Retype the data that follows line by line, exactly, and leave its pictures out.
━━━━━━━━━━━━━━━━
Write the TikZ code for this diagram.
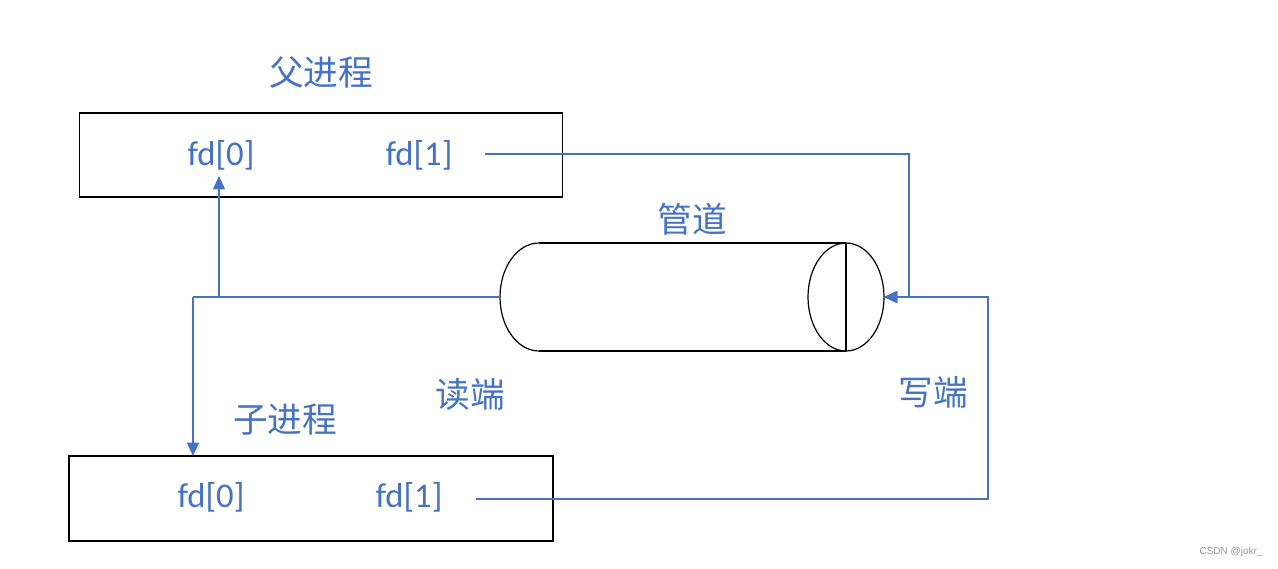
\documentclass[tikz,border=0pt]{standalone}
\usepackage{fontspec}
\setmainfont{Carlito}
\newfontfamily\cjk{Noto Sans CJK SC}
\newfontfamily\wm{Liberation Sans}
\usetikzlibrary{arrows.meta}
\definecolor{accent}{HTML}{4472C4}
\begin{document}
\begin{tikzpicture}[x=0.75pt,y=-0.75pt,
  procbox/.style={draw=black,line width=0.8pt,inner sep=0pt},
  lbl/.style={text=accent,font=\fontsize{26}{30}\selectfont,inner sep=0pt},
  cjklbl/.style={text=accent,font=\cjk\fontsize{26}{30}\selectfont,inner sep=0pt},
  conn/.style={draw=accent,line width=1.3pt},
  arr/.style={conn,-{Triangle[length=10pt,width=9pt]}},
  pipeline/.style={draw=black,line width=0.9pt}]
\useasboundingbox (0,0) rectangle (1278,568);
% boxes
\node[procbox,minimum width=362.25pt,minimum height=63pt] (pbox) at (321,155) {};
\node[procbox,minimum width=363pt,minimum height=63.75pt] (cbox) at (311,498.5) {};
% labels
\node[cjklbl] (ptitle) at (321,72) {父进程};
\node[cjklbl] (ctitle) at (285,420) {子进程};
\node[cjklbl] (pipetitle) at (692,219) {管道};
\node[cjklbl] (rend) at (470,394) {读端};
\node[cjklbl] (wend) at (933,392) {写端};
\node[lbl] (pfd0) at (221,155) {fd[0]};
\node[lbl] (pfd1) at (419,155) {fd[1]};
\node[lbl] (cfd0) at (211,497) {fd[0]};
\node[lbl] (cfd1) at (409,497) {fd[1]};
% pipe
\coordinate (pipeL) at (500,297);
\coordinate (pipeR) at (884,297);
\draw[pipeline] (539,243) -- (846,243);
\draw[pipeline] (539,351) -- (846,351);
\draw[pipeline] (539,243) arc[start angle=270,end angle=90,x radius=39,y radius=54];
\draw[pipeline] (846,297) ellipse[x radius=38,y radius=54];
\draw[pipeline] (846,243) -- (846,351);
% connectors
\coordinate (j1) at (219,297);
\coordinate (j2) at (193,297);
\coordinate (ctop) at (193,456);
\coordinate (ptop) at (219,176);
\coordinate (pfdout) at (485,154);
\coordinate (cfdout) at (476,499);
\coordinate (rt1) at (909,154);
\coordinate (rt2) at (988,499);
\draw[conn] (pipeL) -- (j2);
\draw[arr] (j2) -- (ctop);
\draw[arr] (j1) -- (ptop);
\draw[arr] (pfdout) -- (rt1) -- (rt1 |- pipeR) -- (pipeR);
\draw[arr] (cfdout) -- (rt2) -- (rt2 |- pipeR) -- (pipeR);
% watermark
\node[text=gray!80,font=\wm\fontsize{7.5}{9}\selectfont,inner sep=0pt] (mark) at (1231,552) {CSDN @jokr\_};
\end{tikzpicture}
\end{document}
━━━━━━━━━━━━━━━━
## WRITTEN SOLUTION
Write the TikZ code for this diagram.
\documentclass[tikz,border=0pt]{standalone}
\usepackage{fontspec}
\setmainfont{Carlito}
\newfontfamily\cjk{Noto Sans CJK SC}
\newfontfamily\wm{Liberation Sans}
\usetikzlibrary{arrows.meta}
\definecolor{accent}{HTML}{4472C4}
\begin{document}
\begin{tikzpicture}[x=0.75pt,y=-0.75pt,
  procbox/.style={draw=black,line width=0.8pt,inner sep=0pt},
  lbl/.style={text=accent,font=\fontsize{26}{30}\selectfont,inner sep=0pt},
  cjklbl/.style={text=accent,font=\cjk\fontsize{26}{30}\selectfont,inner sep=0pt},
  conn/.style={draw=accent,line width=1.3pt},
  arr/.style={conn,-{Triangle[length=10pt,width=9pt]}},
  pipeline/.style={draw=black,line width=0.9pt}]
\useasboundingbox (0,0) rectangle (1278,568);
% boxes
\node[procbox,minimum width=362.25pt,minimum height=63pt] (pbox) at (321,155) {};
\node[procbox,minimum width=363pt,minimum height=63.75pt] (cbox) at (311,498.5) {};
% labels
\node[cjklbl] (ptitle) at (321,72) {父进程};
\node[cjklbl] (ctitle) at (285,420) {子进程};
\node[cjklbl] (pipetitle) at (692,219) {管道};
\node[cjklbl] (rend) at (470,394) {读端};
\node[cjklbl] (wend) at (933,392) {写端};
\node[lbl] (pfd0) at (221,155) {fd[0]};
\node[lbl] (pfd1) at (419,155) {fd[1]};
\node[lbl] (cfd0) at (211,497) {fd[0]};
\node[lbl] (cfd1) at (409,497) {fd[1]};
% pipe
\coordinate (pipeL) at (500,297);
\coordinate (pipeR) at (884,297);
\draw[pipeline] (539,243) -- (846,243);
\draw[pipeline] (539,351) -- (846,351);
\draw[pipeline] (539,243) arc[start angle=270,end angle=90,x radius=39,y radius=54];
\draw[pipeline] (846,297) ellipse[x radius=38,y radius=54];
\draw[pipeline] (846,243) -- (846,351);
% connectors
\coordinate (j1) at (219,297);
\coordinate (j2) at (193,297);
\coordinate (ctop) at (193,456);
\coordinate (ptop) at (219,176);
\coordinate (pfdout) at (485,154);
\coordinate (cfdout) at (476,499);
\coordinate (rt1) at (909,154);
\coordinate (rt2) at (988,499);
\draw[conn] (pipeL) -- (j2);
\draw[arr] (j2) -- (ctop);
\draw[arr] (j1) -- (ptop);
\draw[arr] (pfdout) -- (rt1) -- (rt1 |- pipeR) -- (pipeR);
\draw[arr] (cfdout) -- (rt2) -- (rt2 |- pipeR) -- (pipeR);
% watermark
\node[text=gray!80,font=\wm\fontsize{7.5}{9}\selectfont,inner sep=0pt] (mark) at (1231,552) {CSDN @jokr\_};
\end{tikzpicture}
\end{document}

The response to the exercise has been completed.